Material und Methoden: Routinedaten, d.h. Rezeptdaten des 3. Quartals 2010 der Region Westfalen-Lippe aller gesetzlichen Krankenkassen. Arzneimittelanalyse der ≥ 70 Jahre alten Patienten mit der PRISCUS-WIdO-Liste (ATC-Liste des WIdO, erstellt in Zusammenarbeit mit der Arbeitsgruppe Frau Prof. Thürmann, [1]).
Ergebnisse: Die Anzahl der Patienten, die ≥ 70 Jahre alt war und im 3. Quartal 2010 mindestens ein Arzneimittel verordnet bekommen hatte, betrug 925.545. Im Durchschnitt bekam jeder Patient 394,9 DDD verordnet.
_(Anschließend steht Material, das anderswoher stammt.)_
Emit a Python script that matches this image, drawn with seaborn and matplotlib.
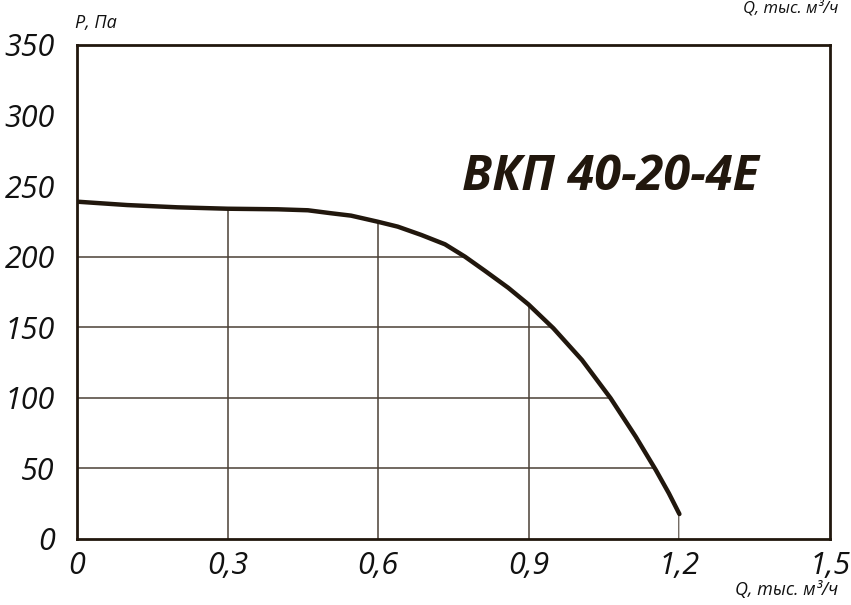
import numpy as np
import pandas as pd
import matplotlib
matplotlib.use("Agg")
import matplotlib.pyplot as plt
from matplotlib.patches import Polygon
import seaborn as sns

# Data
flow_q = [0.0, 0.1, 0.2, 0.3, 0.4, 0.46, 0.506, 0.546, 0.599, 0.639, 0.686, 0.733,
          0.773, 0.813, 0.859, 0.899, 0.949, 1.006, 1.063, 1.113, 1.153, 1.179, 1.2]
pressure_p = [239, 236.6, 235, 234, 233.6, 232.9, 230.8, 229.1, 224.8, 221.3, 215.4, 208.8,
              200, 189.9, 178, 166.3, 149.3, 126.8, 99.7, 72.5, 48.9, 32.4, 17.7]
x_ticks = [0, 0.3, 0.6, 0.9, 1.2, 1.5]
x_tick_labels = ["0", "0,3", "0,6", "0,9", "1,2", "1,5"]
y_ticks = [0, 50, 100, 150, 200, 250, 300, 350]
model_name = "ВКП 40-20-4Е"
x_label = "Q, тыс. м³/ч"
y_label = "P, Па"

sns.set_style("white")
plt.rcParams['font.family'] = ['Open Sans', 'DejaVu Sans']

df = pd.DataFrame({"Q": flow_q, "P": pressure_p})

fig = plt.figure(figsize=(8.51, 6.05), dpi=100)
ax = fig.add_axes([77 / 851, 1 - 539 / 605, (830 - 77) / 851, (539 - 45) / 605])

dark = "#21170d"
grid_c = "#4a4036"

ax.set_xlim(0, 1.5)
ax.set_ylim(0, 350)

# Grid clipped to the area under the curve
verts = list(zip(flow_q, pressure_p)) + [(flow_q[-1], 0), (0, 0)]
clip = Polygon(verts, closed=True, transform=ax.transData, facecolor="none", edgecolor="none")
ax.add_patch(clip)
for xv in x_ticks[1:-1]:
    ln = ax.axvline(xv, color=grid_c, lw=1.1, zorder=1)
    ln.set_clip_path(clip)
for yv in y_ticks[1:-1]:
    ln = ax.axhline(yv, color=grid_c, lw=1.1, zorder=1)
    ln.set_clip_path(clip)

sns.lineplot(data=df, x="Q", y="P", ax=ax, color=dark, lw=3.2, zorder=3)
for l in ax.lines:
    l.set_solid_joinstyle("round")

ax.set_xticks(x_ticks)
ax.set_xticklabels(x_tick_labels)
ax.set_yticks(y_ticks)
ax.set_yticklabels([str(v) for v in y_ticks])
ax.tick_params(axis="x", length=0, pad=9, labelsize=22, colors="#111111")
ax.tick_params(axis="y", length=7, width=1.3, color=grid_c, pad=9, labelsize=22, labelcolor="#111111")
for lab in ax.get_xticklabels() + ax.get_yticklabels():
    lab.set_fontstyle("italic")
ax.set_xlabel("")
ax.set_ylabel("")

for s in ax.spines.values():
    s.set_color(dark)
    s.set_linewidth(2.0)

ax.text(1.063, 256, model_name, fontsize=35, fontweight="bold", fontstyle="italic",
        color=dark, ha="center", va="center")

fig.text(75 / 851, 1 - 23 / 605, y_label, fontsize=13, fontstyle="italic",
         color="#111111", ha="left", va="center")
fig.text(838 / 851, 1 - 590 / 605, x_label, fontsize=13, fontstyle="italic",
         color="#111111", ha="right", va="center")
fig.text(838 / 851, 1 - 8 / 605, x_label, fontsize=12, fontstyle="italic",
         color="#111111", ha="right", va="center")

fig.savefig("out.png", dpi=100)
Die durchschnittliche Anzahl der ATC je Patient lag bei 4,7. Ein Drittel der Patienten bekamen mehr als 5 unterschiedliche ATC-Codes verordnet. Ca. 22% der über 70-jährigen Patienten erhielten mehr als 450 DDD im 3. Quartal 2010.
Von diesen ≥ 70 Jahre alten Patienten bekamen 15,8% der Patienten (n = 146.380) mindestens ein potenziell inadequates Arzneimittel der PRISCUS-Liste verordnet. Die potenziell ungeeigneten Arzneimittel stammten insbesondere aus der Gruppe der Schlaf- und Beruhigungsmittel wie Zopiclon (Rang 1, d.h. das am meisten verordnete PRISCUS-Arzneimittel), der Digitalis-Glykoside wie Acetyldigoxin (Rang 2), der Antidepressiva wie Amitriptylin (Rang 3) und Benzodiazepine (Bromazepam = Rang 5, Lorazepam = Rang 6).
Schlussfolgerung: Ca. 5% der Krankenhauseinweisungen gehen in Deutschland auf unerwünschte Arzneimittelwirkungen (UAE) zurück [2]. Um die Zahl der Krankenhauseinweisungen zu vermindern, die Versorgungsqualität der Arzneimitteltherapie zu erhöhen und die Lebensqualität der Patienten zu verbessern, ist die Anzahl der potenziell ungeeigneten Arzneimittel gerade bei älteren Patienten über 70 Jahre zu reduzieren.
Auch wenn ältere Menschen sicherlich von Arzneimitteltherapien profitieren können, ist es nicht immer notwendig und nützlich, alle Krankheiten umfassend und jedes Symptom einzeln zu behandeln; ohne das Gesamtbehandlungskonzept aus den Augen zu verlieren. Neu auftretende Symptome können auch unerwünschte Wirkungen der bisherigen Arzneimitteltherapie sein. Absetzen von Arzneimitteln und Beschränkung auf den zeitlich notwendigen Rahmen kann bereits zu Besserungen des Befindens führen und von Vorteil für Patienten sein.